My point in bringing these issues up is that if we’re going to criticize religious believers for standing on pragmatic grounds that cannot be falsified or verified, we should also criticize the subscribers of these criteria for doing the same. The verifiability criterion cannot be verified; the falsifiability criterion cannot be falsified; the NOMA criterion assumes its own arbitrary magisterium which stands in judgment over both science and religion; there is no objective method that we can use to objectively determine what is objectively true. So to paraphrase Flew, what would have to occur or to have occurred for a secular person to abandon these criteria that they rely on to explore reality?

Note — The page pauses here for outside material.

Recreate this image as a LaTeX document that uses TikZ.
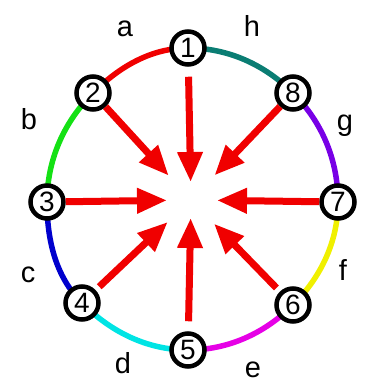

It seems to me that the foundations of our doxastic systems are determined arbitrarily for non-evidential reasons, and that we explore reality by testing these systems. We accept what works for us personally and what fits with our perspective of reality, and we reject what doesn’t. But as an analogy, some systems are like sandals (easy to slide on and off, and go for a walk in) while others are like boots (requiring some effort to put on and uncomfortable initially). If something like the existence of God is deeply ingrained in my own doxastic system, then there probably is not going to be any singular ‘occurrence’ that would constitute a disproof of my theism, because my theism was never formed or proved by any singular ‘occurrence’ in the first place. So perhaps on some level, Flew’s central question is misconceiving theological and religious assertions entirely, in which case, a different kind of answer is required.
I believe Descartes had a different kind of answer. In Meditations on First Philosophy, he wrote “If you would be a real seeker after truth, it is necessary that at least once in your life you doubt, as far as possible, all things.” I think if a religious believer did this activity, and attempted to reconstruct their faith from the ground up after rejecting all of their theological propositions, then this religious believer would be doing right by Flew (because swallowing the pill of doubt entails the presumption of atheism).
“For now,” as the apostle Paul aptly wrote, “…we see through a glass darkly…” (1 Corinthians 13:12a, KJV). At most, the probative scope of human experience and the various methods and means we have devised to explore reality only produce shades of truth. And the poetic irony with Flew’s central question is that given his acceptance of some theological assertions later in his life, we should suspect that — if he was consistent with his own position — he would have been able to give himself an answer to his question that was satisfactory. But perhaps the answers I have offered here do not satisfy you. Perhaps you knew Flew very well and could speak to whether or not he would accept my answers. In either case, I think my answers are intellectually honest, fair, and reasonable, and I think even you might admit are much, much better than no answer at all.